The text is from your girlfriend: “Goof morning, sunshine :D,” followed by, “I mean Good … damn phone.”
You try to text back something cute but end up with, “in the chowder thinking of you babu.”
She replies, “???”
Later at your desk you just can’t seem to focus on what you’re doing. It’s that hollow feeling from earlier. You can’t shake it. It just gnaws at you and makes you fidgety. Finally you succumb and hop on Twitter. Lost a follower. Rats. But wait, a notification. Just some idiot favoriting a post from days ago. Not even a retweet. False alarm,
Now truly desperate for attention, you start searching through the feed for something interesting to share, finally hitting an article about a study that says most of the time people spend online at work they’re actually cyberloafing -- screwing around on Facebook, Amazon and Twitter, among others. Good stuff.
You search Flickr for an eyeball-catching picture to go with it, finally settling on a photo of a funky sign that reads, “Quiet. Wasting Time in Progress.” You think, how cool is that? and post it with the article to all your accounts. The irony never even registers.
Still feeling sort of down and fighting the urge to munch on a Snicker’s bar for comfort, you come across a post from a friend with an inspirational quote, “Stars can’t shine without darkness” that tugs at your hollow heartstrings. Suddenly you realize you have to capture this rare melancholy moment in a blog post.
As you open a Word file and start writing -- keeping an eye on the social media feeds just in case -- that finely tuned Spidey sense makes the hairs on the back of your neck stand up. Sure enough, out of the corner of your eye you spy the boss approaching. With a practiced click of the mouse, an Excel worksheet in progress fills the screen.

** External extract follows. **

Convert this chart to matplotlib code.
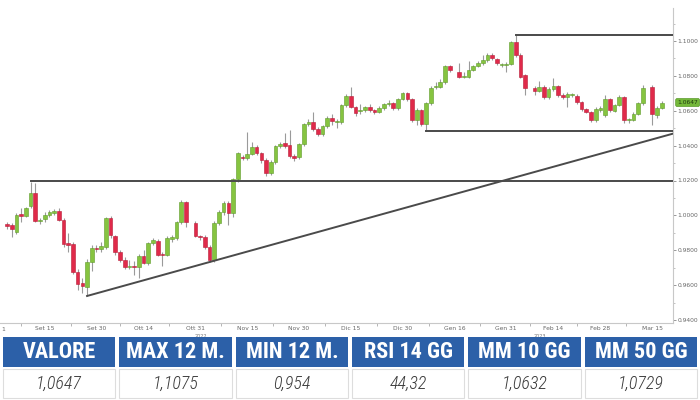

Disaster averted, you glance up at the clock. Noon already? Time to head out for some fast food. Then you think, but if I order takeout, I can get this posted and maybe see some action this afternoon. Brimming with expectation, you click on the browser’s “Favorites” bar and pull up the friendly Grubhub page. Pizza sounds good.
It never occurs to you that, not only did you nearly crack your head open in the shower and come close to getting fired; you’re actually too addicted to social media to make it to McDonald’s. Now that’s just nuts.